Foi nesse registo que se sucederam romances, sempre na Caminho, como A Varanda do Frangipani (1996), Um Rio Chamado Tempo, uma Casa Chamada Terra (2002 – que o realizador José Carlos Oliveira haveria de adaptar ao grande ecrã), ou O Outro Pé da Sereia (2006). A propósito dos seus últimos livros, A Confissão da Leoa (2012), mas particularmente Jesusalém (2009), o escritor confessou algum cansaço por a sua obra ser muitas vezes confundida com a de um jogo de linguagem, por causa da quantidade de palavras e expressões “novas” que neles aparecem.
Paralelamente aos romances, Mia Couto continuou a escrever e a editar crónicas e poesia – “Eu sou da poesia”, justificou, numa referência às suas origens literárias.
Na sua carreira, foi também acumulando distinções, como os Prémios Vergílio Ferreira (1999, pelo conjunto da obra), Mário António/Fundação Gulbenkian (2001), União Latina de Literaturas Românicas (2007) ou Eduardo Lourenço (2012).
O anúncio do vencedor foi feito ontem, no Rio de Janeiro, onde o júri se reuniu.

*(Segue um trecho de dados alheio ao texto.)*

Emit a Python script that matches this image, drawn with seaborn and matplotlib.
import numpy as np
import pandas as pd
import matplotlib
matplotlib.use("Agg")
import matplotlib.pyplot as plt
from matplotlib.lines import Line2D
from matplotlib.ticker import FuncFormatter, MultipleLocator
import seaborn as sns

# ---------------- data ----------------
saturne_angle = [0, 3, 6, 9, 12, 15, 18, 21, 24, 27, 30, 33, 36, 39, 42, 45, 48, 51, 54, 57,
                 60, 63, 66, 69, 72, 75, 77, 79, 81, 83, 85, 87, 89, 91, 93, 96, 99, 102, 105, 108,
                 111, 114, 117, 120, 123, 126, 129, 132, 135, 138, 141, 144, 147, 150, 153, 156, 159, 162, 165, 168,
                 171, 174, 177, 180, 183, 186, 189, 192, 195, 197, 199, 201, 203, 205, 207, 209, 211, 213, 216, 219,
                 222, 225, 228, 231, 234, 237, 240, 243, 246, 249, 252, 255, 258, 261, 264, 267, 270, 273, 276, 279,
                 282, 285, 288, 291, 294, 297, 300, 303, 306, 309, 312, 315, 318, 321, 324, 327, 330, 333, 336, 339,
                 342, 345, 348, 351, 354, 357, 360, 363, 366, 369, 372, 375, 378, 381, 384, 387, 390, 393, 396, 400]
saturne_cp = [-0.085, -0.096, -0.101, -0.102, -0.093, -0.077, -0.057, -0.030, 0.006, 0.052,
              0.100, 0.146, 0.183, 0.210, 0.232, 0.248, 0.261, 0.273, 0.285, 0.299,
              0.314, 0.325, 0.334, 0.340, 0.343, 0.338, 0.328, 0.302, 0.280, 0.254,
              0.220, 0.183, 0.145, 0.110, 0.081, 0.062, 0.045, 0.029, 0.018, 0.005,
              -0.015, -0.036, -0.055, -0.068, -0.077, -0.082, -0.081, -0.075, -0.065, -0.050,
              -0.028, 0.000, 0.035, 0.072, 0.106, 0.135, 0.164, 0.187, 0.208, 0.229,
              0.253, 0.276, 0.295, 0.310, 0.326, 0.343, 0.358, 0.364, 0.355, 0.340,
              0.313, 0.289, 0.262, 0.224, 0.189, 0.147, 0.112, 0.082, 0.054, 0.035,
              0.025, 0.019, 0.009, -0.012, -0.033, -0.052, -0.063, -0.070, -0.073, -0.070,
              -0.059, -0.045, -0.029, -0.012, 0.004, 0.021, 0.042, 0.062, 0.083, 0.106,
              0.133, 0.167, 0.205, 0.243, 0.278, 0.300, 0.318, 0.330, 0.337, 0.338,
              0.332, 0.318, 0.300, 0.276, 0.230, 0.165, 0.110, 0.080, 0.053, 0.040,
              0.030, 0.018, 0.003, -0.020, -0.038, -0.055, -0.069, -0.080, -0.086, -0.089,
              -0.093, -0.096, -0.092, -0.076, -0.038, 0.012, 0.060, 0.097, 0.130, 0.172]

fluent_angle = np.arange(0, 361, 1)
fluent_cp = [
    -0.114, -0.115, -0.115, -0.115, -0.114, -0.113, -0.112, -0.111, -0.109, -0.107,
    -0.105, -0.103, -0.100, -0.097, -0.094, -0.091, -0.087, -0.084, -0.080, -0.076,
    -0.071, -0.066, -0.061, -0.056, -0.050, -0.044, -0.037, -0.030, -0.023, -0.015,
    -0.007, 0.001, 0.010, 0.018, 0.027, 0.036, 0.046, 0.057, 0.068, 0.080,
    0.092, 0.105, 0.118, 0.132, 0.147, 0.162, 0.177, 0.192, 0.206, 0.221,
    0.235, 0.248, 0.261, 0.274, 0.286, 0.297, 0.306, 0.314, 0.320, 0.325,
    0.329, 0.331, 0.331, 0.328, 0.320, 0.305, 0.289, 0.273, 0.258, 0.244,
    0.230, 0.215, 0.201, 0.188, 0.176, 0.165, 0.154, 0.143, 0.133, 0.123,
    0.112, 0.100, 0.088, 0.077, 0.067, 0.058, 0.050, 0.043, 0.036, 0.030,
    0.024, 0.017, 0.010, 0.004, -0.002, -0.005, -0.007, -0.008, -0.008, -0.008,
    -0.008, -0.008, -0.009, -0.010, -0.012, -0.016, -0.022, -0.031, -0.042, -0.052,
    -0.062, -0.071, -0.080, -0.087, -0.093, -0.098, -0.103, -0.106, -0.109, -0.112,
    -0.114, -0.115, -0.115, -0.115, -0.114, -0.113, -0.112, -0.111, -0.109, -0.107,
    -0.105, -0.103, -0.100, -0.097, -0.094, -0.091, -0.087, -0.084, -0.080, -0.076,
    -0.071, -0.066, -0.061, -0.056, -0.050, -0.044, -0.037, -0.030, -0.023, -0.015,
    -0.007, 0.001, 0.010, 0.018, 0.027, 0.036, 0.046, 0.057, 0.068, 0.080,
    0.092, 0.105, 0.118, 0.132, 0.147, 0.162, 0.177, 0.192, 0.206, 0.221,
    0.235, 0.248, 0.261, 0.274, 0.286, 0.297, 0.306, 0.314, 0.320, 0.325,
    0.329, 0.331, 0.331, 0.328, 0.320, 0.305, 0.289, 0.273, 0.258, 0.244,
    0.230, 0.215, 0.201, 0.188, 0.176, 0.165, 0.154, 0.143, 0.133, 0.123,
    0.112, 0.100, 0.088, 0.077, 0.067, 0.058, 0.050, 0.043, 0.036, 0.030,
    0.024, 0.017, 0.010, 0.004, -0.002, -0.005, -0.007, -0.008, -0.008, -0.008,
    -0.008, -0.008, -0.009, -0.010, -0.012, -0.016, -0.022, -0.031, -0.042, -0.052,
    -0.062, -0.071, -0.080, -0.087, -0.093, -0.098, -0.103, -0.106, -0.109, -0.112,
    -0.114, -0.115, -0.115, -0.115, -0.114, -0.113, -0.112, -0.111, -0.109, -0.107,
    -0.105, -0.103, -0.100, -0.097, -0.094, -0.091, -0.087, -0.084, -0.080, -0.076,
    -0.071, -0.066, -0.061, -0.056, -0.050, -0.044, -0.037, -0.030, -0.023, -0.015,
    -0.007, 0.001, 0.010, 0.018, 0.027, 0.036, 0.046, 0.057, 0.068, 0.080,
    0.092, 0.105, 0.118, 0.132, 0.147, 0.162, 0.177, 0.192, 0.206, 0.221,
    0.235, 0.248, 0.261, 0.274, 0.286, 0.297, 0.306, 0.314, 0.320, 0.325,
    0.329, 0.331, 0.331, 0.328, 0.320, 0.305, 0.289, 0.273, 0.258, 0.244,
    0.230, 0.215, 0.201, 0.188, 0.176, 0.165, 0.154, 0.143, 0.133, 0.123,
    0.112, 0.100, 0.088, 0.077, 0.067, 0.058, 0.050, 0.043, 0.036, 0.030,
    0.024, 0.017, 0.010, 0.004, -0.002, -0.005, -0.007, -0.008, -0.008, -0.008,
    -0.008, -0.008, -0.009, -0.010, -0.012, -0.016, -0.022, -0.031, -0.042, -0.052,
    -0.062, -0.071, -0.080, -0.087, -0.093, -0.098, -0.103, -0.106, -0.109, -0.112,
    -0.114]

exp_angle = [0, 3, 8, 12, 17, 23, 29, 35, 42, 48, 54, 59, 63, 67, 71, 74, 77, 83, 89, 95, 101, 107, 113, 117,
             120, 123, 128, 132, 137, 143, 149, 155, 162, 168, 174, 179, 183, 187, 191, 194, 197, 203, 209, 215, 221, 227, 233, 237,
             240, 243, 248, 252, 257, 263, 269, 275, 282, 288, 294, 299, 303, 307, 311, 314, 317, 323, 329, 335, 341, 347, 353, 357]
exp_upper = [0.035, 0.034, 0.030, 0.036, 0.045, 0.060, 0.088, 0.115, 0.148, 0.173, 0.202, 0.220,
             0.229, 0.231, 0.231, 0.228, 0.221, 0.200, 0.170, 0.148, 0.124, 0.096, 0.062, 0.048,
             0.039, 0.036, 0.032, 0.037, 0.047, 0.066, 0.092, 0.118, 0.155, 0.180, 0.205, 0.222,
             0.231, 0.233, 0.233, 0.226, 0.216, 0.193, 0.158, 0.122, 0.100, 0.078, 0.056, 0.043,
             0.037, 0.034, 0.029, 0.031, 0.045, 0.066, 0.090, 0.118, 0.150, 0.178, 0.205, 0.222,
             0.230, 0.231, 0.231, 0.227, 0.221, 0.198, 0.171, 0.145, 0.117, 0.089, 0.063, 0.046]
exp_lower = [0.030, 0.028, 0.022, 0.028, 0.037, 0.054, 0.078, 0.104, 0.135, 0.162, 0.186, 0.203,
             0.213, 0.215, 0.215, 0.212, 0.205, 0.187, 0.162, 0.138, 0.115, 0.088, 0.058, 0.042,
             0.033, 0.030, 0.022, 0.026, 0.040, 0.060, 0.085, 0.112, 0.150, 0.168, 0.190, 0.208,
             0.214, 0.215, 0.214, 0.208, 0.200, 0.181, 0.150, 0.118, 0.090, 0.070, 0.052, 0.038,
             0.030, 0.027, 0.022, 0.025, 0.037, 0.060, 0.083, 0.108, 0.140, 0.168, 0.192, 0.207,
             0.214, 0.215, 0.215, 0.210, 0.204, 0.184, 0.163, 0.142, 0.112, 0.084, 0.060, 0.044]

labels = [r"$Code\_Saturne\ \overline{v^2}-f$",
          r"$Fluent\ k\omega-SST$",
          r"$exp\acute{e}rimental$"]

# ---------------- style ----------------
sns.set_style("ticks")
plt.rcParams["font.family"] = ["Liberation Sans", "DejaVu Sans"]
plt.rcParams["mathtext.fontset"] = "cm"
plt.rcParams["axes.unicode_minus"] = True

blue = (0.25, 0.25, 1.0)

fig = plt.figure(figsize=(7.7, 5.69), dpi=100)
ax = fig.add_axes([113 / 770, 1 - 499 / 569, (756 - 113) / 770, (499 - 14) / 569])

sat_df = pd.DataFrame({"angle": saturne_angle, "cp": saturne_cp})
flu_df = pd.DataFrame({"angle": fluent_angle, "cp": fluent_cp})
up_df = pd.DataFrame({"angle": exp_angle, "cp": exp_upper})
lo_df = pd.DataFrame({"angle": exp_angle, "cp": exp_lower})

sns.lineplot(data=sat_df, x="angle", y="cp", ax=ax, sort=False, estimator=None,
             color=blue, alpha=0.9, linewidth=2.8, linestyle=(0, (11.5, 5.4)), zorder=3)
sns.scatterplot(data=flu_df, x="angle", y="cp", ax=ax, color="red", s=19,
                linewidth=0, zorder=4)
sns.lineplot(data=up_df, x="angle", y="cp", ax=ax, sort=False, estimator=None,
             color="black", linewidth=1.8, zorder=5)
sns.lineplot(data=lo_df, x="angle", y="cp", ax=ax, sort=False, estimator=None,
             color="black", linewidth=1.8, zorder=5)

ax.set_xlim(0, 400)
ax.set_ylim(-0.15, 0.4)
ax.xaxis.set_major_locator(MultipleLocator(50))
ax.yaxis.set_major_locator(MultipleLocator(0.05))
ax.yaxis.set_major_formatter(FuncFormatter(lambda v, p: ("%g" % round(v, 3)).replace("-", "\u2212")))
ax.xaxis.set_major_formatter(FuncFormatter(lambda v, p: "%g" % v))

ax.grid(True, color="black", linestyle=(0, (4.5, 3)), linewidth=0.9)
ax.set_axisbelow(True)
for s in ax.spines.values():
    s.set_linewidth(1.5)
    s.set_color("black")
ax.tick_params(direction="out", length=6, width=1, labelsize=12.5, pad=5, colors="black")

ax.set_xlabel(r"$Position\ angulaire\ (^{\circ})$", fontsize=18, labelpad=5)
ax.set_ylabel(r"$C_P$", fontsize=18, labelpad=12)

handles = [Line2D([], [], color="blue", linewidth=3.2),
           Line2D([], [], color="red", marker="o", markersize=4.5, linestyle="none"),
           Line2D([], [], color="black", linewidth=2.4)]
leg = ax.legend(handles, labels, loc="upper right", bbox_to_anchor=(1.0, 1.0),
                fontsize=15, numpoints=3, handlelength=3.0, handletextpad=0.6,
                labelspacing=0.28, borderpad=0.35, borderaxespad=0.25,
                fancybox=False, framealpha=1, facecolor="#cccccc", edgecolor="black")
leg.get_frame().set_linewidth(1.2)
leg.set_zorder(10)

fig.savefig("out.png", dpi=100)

O júri integrou os escritores José Eduardo Agualusa e João Paulo Borges Coelho, o jornalista José Carlos Vasconcelos, a catedrática Clara Crabbé Rocha, o crítico Alcir Pécora e o embaixador e membro da Academia Brasileira de Letras Alberto da Costa e Silva.

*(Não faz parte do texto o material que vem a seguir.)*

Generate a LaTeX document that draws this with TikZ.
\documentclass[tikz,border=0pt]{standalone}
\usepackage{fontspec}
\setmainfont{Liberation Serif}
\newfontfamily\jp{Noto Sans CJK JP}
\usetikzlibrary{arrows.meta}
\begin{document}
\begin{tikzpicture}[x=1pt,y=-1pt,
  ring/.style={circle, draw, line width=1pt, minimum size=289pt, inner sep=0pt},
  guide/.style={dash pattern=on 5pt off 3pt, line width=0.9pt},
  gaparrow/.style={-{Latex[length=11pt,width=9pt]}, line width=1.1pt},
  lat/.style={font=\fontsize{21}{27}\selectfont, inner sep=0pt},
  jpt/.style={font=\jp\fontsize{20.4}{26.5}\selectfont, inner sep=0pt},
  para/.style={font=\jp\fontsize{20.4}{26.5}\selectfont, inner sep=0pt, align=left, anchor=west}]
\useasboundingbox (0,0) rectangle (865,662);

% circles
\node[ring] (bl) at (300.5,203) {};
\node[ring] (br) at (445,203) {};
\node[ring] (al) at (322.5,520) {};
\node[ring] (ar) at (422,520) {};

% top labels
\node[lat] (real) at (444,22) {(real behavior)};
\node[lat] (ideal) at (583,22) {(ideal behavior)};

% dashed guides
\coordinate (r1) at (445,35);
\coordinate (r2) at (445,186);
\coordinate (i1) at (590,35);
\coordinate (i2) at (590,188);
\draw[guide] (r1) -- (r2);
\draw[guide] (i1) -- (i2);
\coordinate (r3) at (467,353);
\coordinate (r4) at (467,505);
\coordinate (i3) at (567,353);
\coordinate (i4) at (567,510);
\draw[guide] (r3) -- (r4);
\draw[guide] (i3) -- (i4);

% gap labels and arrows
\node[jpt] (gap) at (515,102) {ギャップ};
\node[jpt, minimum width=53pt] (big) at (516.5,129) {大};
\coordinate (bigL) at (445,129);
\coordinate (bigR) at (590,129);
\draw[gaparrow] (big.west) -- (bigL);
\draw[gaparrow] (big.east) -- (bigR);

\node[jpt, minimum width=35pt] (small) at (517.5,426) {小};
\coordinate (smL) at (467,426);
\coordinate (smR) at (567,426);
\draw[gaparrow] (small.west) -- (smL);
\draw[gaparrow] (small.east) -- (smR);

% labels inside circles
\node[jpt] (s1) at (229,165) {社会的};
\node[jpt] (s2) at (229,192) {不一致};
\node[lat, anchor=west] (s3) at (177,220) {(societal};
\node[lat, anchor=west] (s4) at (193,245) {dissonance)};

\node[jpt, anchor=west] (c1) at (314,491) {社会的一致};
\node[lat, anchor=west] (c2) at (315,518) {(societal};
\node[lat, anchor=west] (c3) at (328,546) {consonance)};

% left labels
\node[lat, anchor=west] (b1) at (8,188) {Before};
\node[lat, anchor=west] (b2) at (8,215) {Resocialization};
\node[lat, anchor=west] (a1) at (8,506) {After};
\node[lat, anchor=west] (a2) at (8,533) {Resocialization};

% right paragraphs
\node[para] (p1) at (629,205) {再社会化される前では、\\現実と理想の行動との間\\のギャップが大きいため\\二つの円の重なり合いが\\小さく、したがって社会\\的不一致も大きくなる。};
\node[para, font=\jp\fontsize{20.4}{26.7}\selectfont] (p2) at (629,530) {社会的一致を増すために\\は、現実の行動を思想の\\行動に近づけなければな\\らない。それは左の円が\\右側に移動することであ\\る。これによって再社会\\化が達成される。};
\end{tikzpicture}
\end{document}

A reunião decorreu no Palácio Gustavo Capanema, sede do Centro Internacional do Livro, Fundação Biblioteca Nacional do Rio de Janeiro.
Prémio criado em 1988
O Prémio Camões foi criado em 1988 por Portugal e pelo Brasil para distinguir um autor de língua portuguesa que, "pelo valor intrínseco da sua obra, tenha contribuído para o enriquecimento do património literário e cultural da língua comum".
Em 2012 foi atribuído ao escritor brasileiro Dalton Trevisan e no ano anterior ao escritor português Manuel António Pina.
Ferreira Gullar (2010), Arménio Vieira (2009), António Lobo Antunes (2007), Sophia de Mello Breyner Andresen (1999), Pepetela (1997), José Saramago (1995) e Jorge Amado (1994) também já foram distinguidos com o Prémio Camões que, na primeira edição, reconheceu a obra de Miguel Torga.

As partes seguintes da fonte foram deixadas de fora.